Kate Roland

After months of sharp volatility in Nigeria’s foreign exchange market, recent price movements suggest the naira may be entering a period of cautious stabilisation against major global currencies, particularly the US dollar and the British pound sterling.

At the official market, the naira is currently trading around N1,380 per dollar and approximately N1,837 per pound sterling, while the parallel market rate hovers near N1,415 per dollar. The narrowing gap between official and unofficial rates reflects improving liquidity conditions and a gradual restoration of confidence in the formal market.

A key psychological milestone appears to have been breached in recent weeks, as the pound fell below the N1,900 mark. This development has strengthened sentiment among naira bulls, with the local currency managing to retain a significant portion of its gains against the pound since the start of the year. Market participants increasingly view this level as a turning point in the naira’s recovery narrative.

Much of this renewed stability is being attributed to ongoing reforms led by the Central Bank of Nigeria (CBN). After a turbulent adjustment period, policy measures—including tighter monetary conditions and structural changes in the forex market—are beginning to take effect. These efforts have been reinforced by record-high foreign reserves and a broader push toward disinflation.

From a technical standpoint, the naira’s position against the pound also reflects a more favourable outlook. The currency pair is trading well below its 200-day moving average of N1,915/£, suggesting that, over the longer term, momentum may be shifting in favour of the naira. Still, recent movements indicate that the pound has found a temporary “floor,” entering a phase of sideways consolidation after earlier weakness.

Market charts highlight several critical zones that could determine near-term direction. Resistance is clustered between N1,860/£ and N1,875/£, while a sustained move above this band could trigger a short-term rebound toward N1,900/£. On the downside, support around N1,805/£–N1,807/£ remains a crucial level; a break below it could open the door to further naira gains, potentially pushing the pair toward N1,790/£.

Monetary policy continues to play a central role in shaping these dynamics. The CBN has maintained relatively high interest rates to curb inflation, recently easing the Monetary Policy Rate slightly to 26.5 per cent from its peak. This stance has helped stabilise the currency by attracting capital inflows and reducing speculative pressure.

In contrast, the Bank of England has adopted a “hawkish hold,” keeping its benchmark rate at 3.75 per cent. This policy has supported the pound globally and prevented a sharper decline against the naira, even as Nigeria’s macroeconomic indicators show signs of improvement.

Structural shifts within Nigeria’s financial system are also contributing to the naira’s resilience. Increased forex liquidity in the official market has reduced the parallel market premium to below 2 per cent, a notable improvement from previous levels. At the same time, diaspora remittances have surged significantly, reaching an estimated $600 million per month.
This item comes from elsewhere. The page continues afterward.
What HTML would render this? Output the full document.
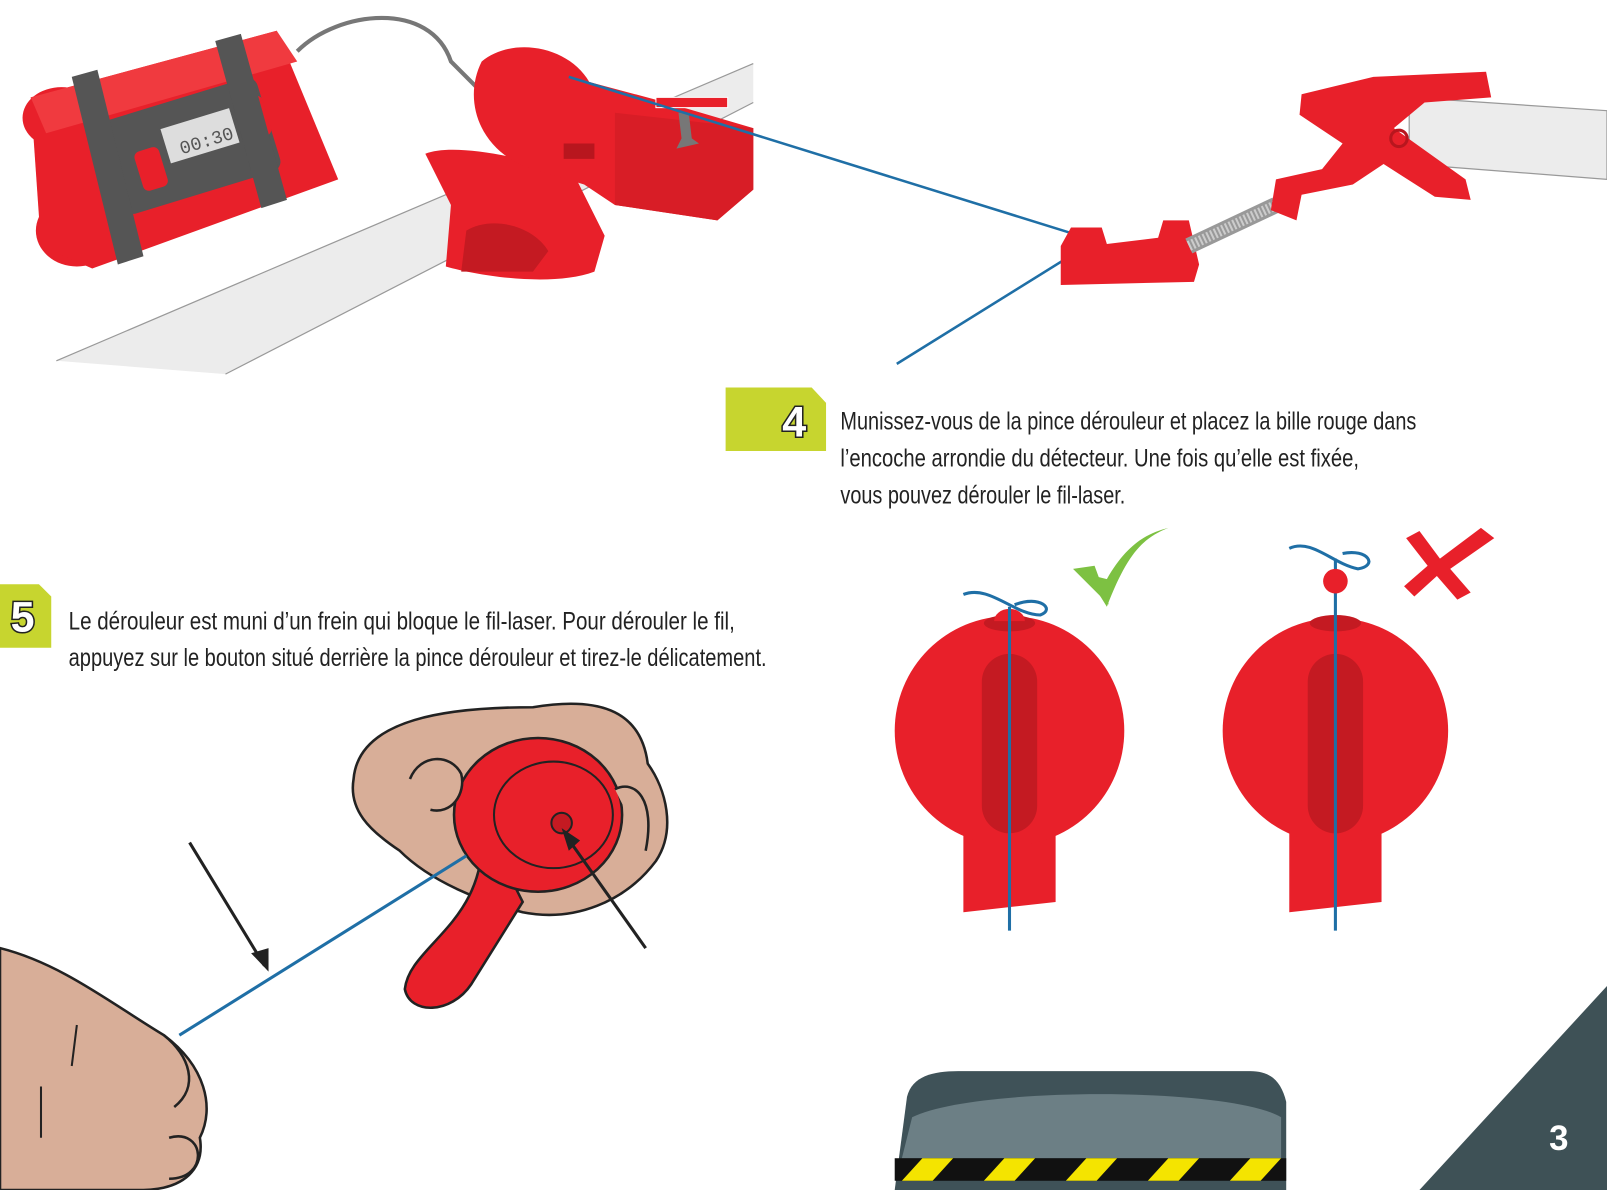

Banking sector reforms have further tightened liquidity conditions. Nigerian banks have collectively raised over N4.6 trillion in fresh capital as part of recapitalisation efforts, while the discontinuation of “Ways and Means” financing has sharply reduced government borrowing. Together, these measures have helped curb excess naira supply—one of the key drivers of past currency weakness.

On the global front, however, uncertainties remain. Rising geopolitical tensions have pushed Brent crude prices above $100 per barrel. While higher oil prices typically boost Nigeria’s revenues, they also contribute to global inflationary pressures, particularly in advanced economies like the United Kingdom. This could prompt the Bank of England to maintain a stricter monetary stance for longer, indirectly supporting the pound.

Meanwhile, the British pound has had a relatively subdued performance in international markets. Despite holding firm during recent trading sessions, it is on track to post modest monthly losses against the US dollar. Risk aversion, driven in part by geopolitical developments and energy market disruptions, has weighed on investor sentiment.

The US dollar, benefiting from its safe-haven status, continues to attract demand. The US Dollar Index (DXY), which tracks the greenback against a basket of major currencies, remains broadly stable near the 100 mark, underscoring the dollar’s resilience in uncertain times.

In all, while external risks persist, Nigeria’s domestic reforms and improving liquidity conditions appear to be laying the groundwork for a more stable naira. Whether this trend can be sustained will depend on continued policy discipline, global market conditions, and the durability of recent economic gains.